= Andis Hadjicostis =

Cypriot businessman (1968–2010)

Hadjicostis

Andis Hadjicostis (Greek: Άντης Χατζηκωστής; September 12, 1968 in Nicosia – January 11, 2010) was a Cypriot businessman and media mogul. Hadjicostis is credited with creating Sigma TV, a popular commercial television station in Cyprus, and the station's CEO. He also was the CEO of the private, family-owned Dias Media Group, which controls Cypriot television stations, radio and newspapers. Hadjicostis modernized and reformed Dias during his tenure.

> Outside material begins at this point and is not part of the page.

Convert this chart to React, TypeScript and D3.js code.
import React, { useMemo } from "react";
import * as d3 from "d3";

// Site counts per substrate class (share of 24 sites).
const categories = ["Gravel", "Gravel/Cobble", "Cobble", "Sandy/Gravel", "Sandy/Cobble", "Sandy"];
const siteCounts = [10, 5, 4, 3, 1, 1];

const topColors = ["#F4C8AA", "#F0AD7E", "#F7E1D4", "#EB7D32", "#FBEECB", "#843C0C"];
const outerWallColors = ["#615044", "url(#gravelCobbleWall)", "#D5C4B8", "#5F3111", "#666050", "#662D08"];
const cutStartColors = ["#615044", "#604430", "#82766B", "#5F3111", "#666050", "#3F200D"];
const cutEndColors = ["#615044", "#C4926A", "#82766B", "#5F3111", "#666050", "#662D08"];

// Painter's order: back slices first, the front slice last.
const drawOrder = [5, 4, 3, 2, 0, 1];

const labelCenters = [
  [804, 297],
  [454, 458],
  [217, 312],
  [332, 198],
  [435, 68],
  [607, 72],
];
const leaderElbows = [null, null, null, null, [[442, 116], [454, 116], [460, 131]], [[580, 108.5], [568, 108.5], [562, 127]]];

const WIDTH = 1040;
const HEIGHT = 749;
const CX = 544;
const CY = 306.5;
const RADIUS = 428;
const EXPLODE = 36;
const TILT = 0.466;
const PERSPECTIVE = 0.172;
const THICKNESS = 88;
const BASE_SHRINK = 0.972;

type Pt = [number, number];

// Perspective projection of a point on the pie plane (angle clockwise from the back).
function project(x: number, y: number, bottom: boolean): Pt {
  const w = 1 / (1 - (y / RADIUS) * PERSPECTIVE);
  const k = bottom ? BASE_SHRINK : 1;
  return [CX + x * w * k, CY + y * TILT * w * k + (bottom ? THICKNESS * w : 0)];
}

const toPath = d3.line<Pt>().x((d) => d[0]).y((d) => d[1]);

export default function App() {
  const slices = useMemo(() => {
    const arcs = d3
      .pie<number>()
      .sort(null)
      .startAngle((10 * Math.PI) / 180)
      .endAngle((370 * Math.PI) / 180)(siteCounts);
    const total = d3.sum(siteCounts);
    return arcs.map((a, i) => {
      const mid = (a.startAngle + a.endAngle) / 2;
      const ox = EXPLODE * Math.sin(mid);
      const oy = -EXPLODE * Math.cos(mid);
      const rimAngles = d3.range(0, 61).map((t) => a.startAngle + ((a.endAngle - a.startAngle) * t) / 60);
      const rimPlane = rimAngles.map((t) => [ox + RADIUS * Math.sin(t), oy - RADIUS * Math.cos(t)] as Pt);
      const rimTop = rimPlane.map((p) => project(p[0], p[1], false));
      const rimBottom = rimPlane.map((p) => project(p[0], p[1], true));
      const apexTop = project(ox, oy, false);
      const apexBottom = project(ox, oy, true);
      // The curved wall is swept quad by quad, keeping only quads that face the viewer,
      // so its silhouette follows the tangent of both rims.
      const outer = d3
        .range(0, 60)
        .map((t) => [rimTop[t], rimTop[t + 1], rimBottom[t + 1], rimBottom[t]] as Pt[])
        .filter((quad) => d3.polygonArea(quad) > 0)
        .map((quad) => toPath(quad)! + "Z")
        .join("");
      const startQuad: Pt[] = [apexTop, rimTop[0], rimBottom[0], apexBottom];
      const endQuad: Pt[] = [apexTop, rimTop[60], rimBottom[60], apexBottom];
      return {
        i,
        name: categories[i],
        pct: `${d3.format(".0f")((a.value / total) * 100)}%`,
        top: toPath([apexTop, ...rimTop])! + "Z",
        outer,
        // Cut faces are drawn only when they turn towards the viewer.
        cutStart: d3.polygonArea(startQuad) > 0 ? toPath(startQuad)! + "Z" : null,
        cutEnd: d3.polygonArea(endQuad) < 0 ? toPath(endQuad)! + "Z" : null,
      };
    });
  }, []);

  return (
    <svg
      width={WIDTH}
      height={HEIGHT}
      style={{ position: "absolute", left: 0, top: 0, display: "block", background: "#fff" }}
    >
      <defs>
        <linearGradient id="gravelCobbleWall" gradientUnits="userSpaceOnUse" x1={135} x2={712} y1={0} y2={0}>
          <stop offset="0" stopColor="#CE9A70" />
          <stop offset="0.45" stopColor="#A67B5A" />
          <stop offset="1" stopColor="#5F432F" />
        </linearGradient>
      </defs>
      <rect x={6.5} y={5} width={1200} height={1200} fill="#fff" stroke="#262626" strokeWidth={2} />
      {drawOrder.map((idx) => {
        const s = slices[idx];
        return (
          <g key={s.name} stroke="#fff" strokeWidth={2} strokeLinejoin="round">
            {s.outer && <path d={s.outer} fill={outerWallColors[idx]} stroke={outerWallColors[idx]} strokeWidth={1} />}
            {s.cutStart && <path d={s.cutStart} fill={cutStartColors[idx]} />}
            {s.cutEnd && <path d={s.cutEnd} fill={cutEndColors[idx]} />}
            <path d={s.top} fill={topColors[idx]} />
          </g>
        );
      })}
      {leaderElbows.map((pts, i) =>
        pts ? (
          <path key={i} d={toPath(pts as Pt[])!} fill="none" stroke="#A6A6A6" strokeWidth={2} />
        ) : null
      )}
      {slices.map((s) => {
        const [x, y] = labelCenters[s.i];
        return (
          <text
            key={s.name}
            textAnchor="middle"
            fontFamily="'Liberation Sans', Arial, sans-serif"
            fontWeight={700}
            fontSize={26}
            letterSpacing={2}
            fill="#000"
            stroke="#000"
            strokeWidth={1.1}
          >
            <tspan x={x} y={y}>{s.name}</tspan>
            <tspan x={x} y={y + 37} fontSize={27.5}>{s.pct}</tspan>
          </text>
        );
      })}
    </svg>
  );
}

Andis Hadjicostis was shot and killed with a shotgun on January 11, 2010, while leaving his home in the Engomi neighborhood of Nicosia. He was 41 years old at the time of his murder.

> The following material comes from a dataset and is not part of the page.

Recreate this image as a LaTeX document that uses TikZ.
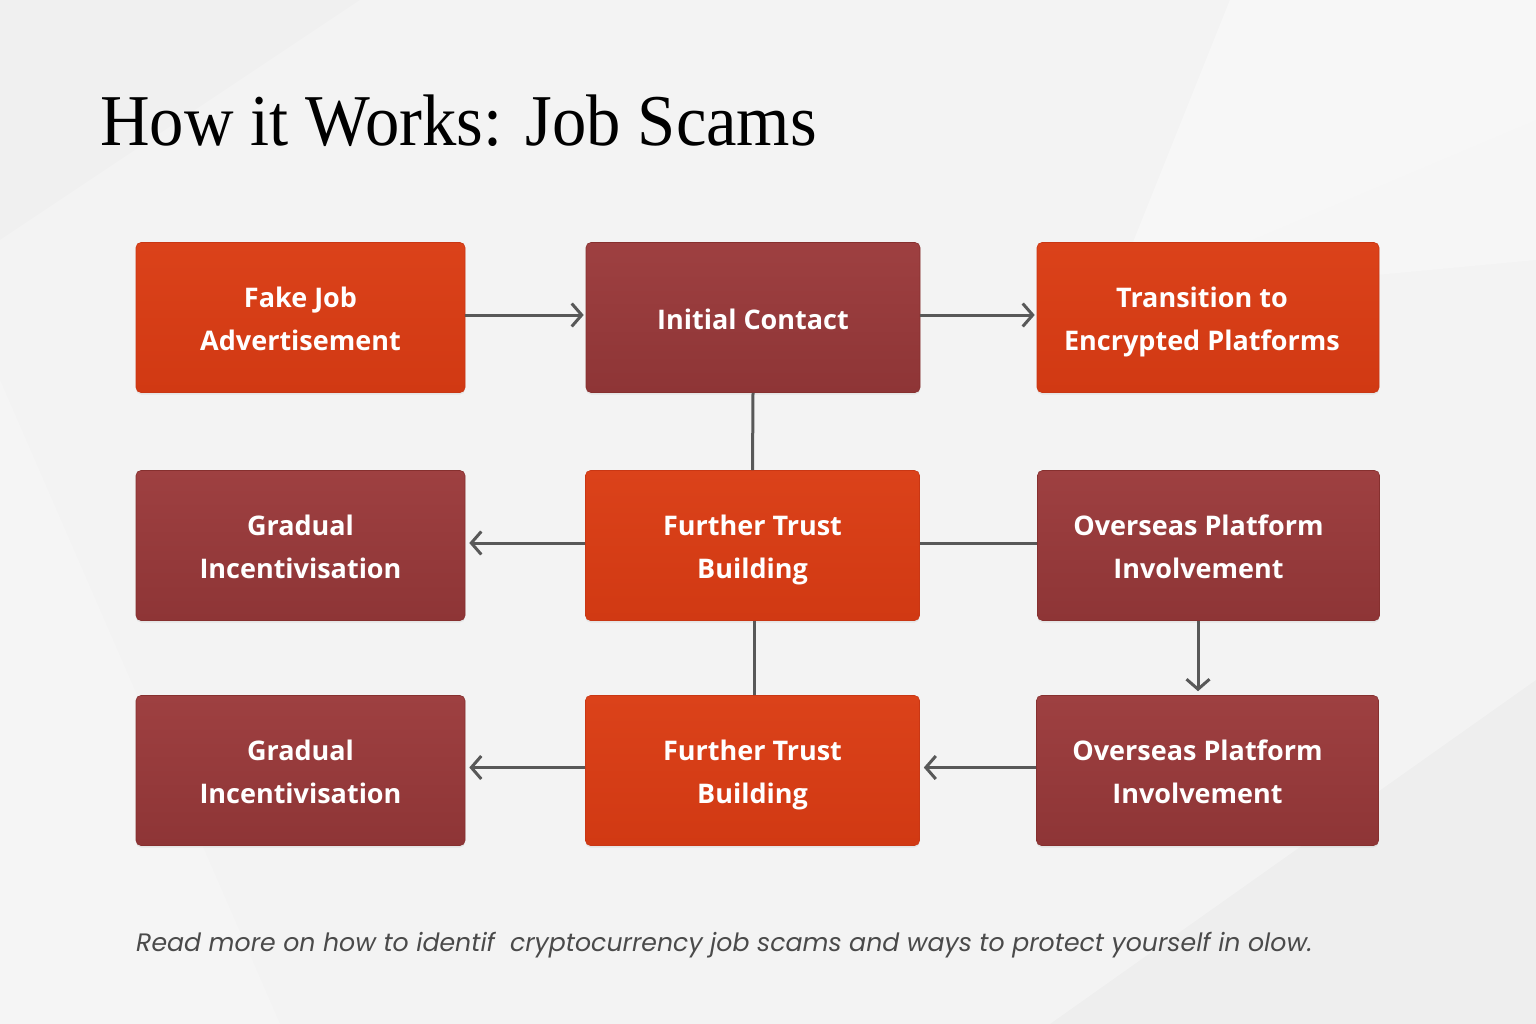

The Simerini, a Dias owned newspaper, printed the front page editorial headline, "Cowardly murder – they killed Andy Hadjicostis in cold blood." Sigma TV switched to classical music programming on news of Hadjicostis' murder.

Cypriot police allege that Hadjicostis was murdered by a former employee, Elena Skordelli, a presenter on one of the victim's television stations. Skordelli had recently been fired. Skordelli, her brother and two other men allegedly conspired to kill Hadjicostis.

Elena Skordeli, her brother and the two other suspects were sentenced to life in prison in June 2013, for the conspiracy and murder of Andis Hadjicostis.